I seemed to be the only one feeling this way. The cap and gown was off by the time we got home, and we barely snapped a few pictures before everyone scattered to do their own thing — my husband went back to work, my son resumed his video game, my dad and stepmom drove back home. No meal. No hanging out. No reflection. My daughter was in her car and on her way to her friend’s house within a few minutes.


I wasn’t feeling mad or sad or upset, but I realized I felt a sense of dissociation. I knew I had to deal with this unusual mood, so I confronted it by taking a nice long walk through a nearby park. The more I walked around and thought about the ups and downs of this crazy journey of parenthood, the better I felt.
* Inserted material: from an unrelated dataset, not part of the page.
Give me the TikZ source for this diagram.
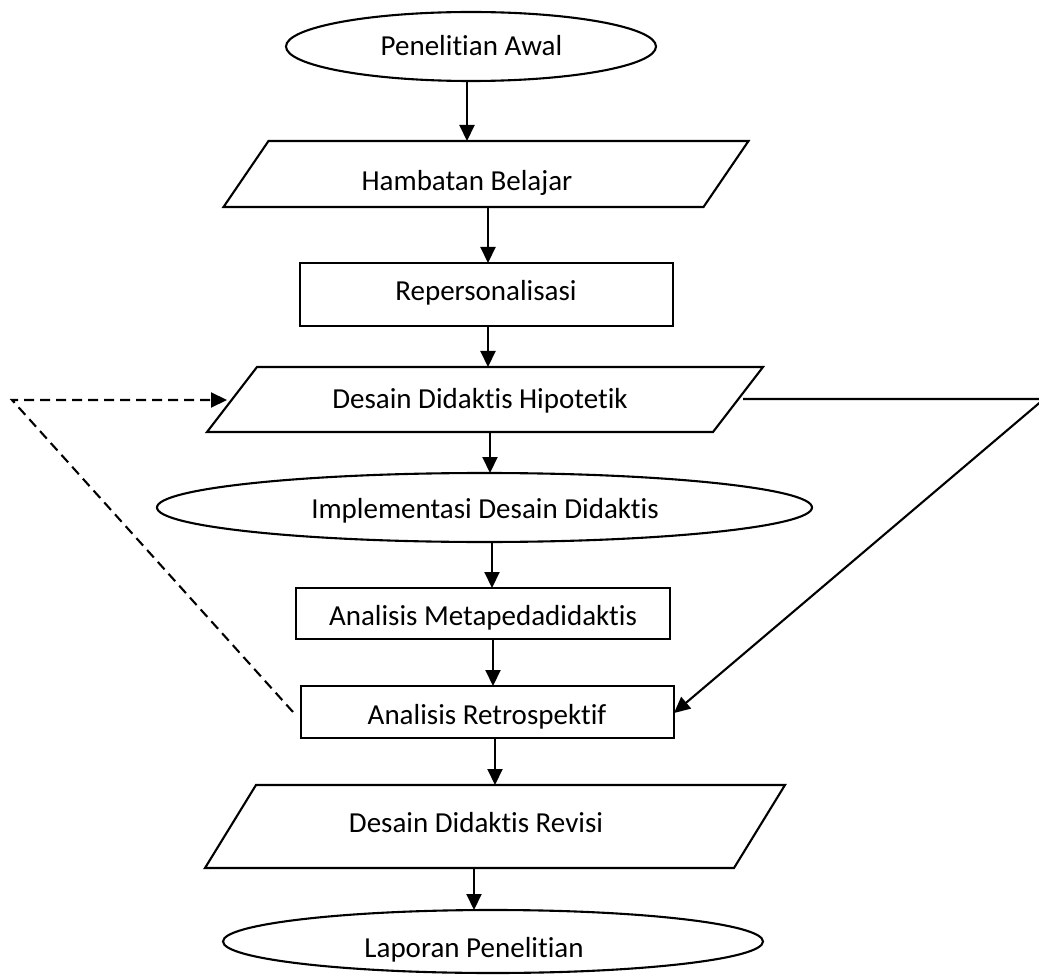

I realized it’s okay to be disappointed when a big event turns out differently than expected, just like we have to snap out of it when a little annoyance gets blown out of proportion and turns into a huge conflict. Many of us confront these issues in our own way, but I think the best way to deal with such transitions is simple acceptance of our own feelings — even those that are different from everyone else’s and take us by surprise.


So embrace those strange pangs of emotion that may creep up on you from time to time during your parenting journey and remember that you are doing the best job you possibly can — no matter what others or your own self-judgment is telling you. And enjoy all the big and little moments with your kids — because one day they’ll be all grown up.